### What is asked:
Gather all lines with "this" from the records.

### Materials provided:
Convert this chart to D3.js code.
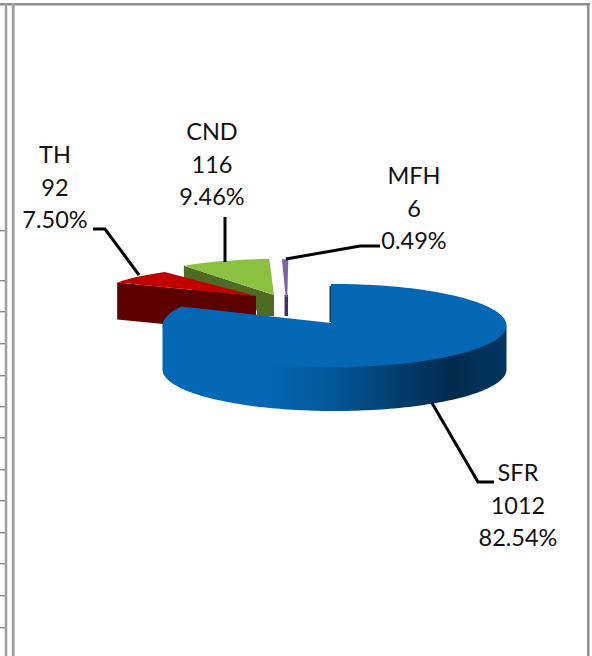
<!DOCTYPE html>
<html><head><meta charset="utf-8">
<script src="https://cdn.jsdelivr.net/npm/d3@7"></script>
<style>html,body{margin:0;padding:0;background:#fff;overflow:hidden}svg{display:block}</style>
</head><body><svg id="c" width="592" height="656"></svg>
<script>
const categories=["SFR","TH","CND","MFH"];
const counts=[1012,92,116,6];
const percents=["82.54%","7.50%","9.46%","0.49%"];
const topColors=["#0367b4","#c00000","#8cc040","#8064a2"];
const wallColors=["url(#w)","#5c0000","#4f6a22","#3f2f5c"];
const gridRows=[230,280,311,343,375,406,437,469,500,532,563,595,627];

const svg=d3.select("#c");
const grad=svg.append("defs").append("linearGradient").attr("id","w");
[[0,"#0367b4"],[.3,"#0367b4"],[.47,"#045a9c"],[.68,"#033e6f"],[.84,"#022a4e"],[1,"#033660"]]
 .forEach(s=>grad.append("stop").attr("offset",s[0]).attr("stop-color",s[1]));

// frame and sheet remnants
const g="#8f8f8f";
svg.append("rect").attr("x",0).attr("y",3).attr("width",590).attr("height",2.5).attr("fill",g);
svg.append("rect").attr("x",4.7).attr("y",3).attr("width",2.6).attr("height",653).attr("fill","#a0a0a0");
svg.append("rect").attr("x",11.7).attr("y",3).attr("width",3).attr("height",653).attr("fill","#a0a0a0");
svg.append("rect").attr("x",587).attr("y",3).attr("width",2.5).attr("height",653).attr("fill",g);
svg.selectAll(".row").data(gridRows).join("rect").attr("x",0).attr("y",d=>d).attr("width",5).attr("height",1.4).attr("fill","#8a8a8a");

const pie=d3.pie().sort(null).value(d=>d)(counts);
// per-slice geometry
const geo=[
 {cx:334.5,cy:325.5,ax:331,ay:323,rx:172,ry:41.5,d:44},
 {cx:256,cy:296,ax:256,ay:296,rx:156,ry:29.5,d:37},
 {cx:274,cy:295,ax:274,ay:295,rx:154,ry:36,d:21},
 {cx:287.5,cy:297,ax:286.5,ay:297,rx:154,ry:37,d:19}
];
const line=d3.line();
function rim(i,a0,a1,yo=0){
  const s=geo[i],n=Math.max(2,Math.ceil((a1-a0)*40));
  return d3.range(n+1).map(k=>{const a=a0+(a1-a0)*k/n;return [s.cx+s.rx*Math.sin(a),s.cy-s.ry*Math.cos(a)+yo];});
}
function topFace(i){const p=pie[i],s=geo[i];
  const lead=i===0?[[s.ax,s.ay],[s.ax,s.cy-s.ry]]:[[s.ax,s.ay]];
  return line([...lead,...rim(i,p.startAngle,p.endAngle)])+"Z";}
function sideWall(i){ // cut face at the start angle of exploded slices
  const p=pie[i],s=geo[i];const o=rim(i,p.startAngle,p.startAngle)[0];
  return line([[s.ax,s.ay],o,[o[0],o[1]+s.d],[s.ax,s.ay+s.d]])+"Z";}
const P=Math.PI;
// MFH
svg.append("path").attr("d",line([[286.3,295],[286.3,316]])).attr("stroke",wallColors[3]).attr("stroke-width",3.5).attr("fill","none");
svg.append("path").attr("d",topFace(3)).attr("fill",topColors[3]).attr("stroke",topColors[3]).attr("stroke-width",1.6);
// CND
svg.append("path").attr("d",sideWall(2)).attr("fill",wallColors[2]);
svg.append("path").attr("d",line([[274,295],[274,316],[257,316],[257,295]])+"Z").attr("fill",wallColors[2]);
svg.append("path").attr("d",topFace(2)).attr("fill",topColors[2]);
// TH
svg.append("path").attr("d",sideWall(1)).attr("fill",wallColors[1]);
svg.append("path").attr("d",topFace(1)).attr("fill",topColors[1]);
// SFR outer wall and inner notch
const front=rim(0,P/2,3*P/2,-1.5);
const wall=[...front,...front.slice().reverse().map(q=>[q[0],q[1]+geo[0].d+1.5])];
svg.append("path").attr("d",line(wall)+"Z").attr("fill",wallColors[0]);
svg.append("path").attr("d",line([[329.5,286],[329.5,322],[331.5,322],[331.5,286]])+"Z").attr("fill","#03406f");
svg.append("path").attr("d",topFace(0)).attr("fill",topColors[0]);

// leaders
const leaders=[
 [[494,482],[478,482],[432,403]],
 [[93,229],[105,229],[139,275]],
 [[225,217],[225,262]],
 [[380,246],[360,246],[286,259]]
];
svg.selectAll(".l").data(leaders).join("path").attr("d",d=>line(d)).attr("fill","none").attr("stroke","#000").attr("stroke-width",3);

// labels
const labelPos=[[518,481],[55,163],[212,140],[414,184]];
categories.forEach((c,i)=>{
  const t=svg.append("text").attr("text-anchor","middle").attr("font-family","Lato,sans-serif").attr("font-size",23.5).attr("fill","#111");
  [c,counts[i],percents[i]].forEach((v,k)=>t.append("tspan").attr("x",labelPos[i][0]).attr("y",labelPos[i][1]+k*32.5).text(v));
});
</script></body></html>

---

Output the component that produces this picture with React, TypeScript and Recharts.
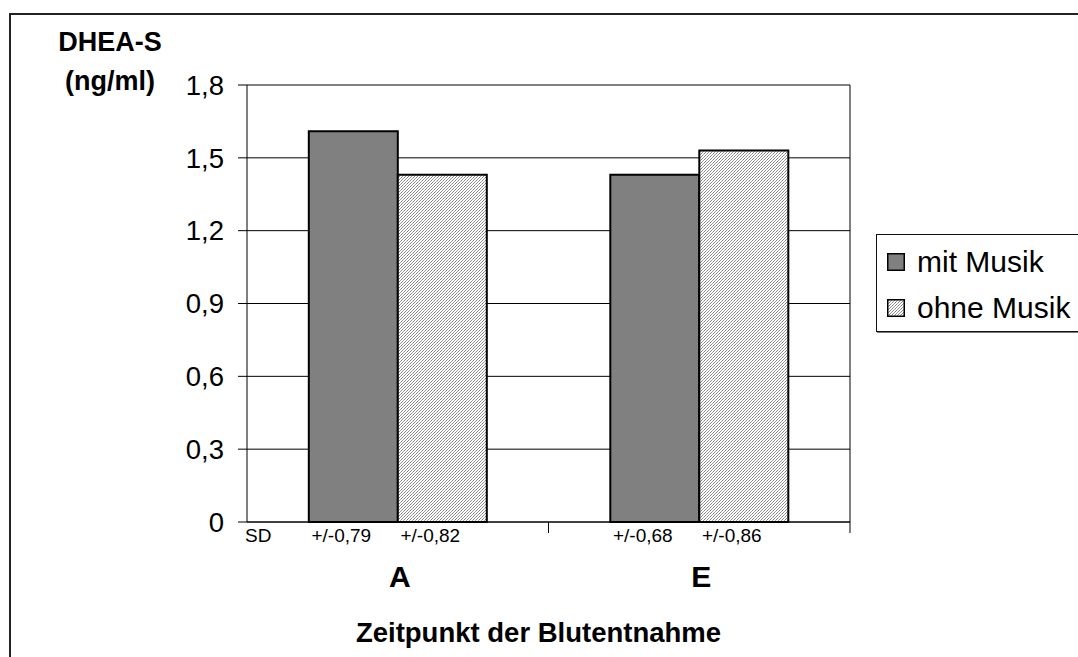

### Task solution:
Convert this chart to D3.js code.
Output the component that produces this picture with React, TypeScript and Recharts.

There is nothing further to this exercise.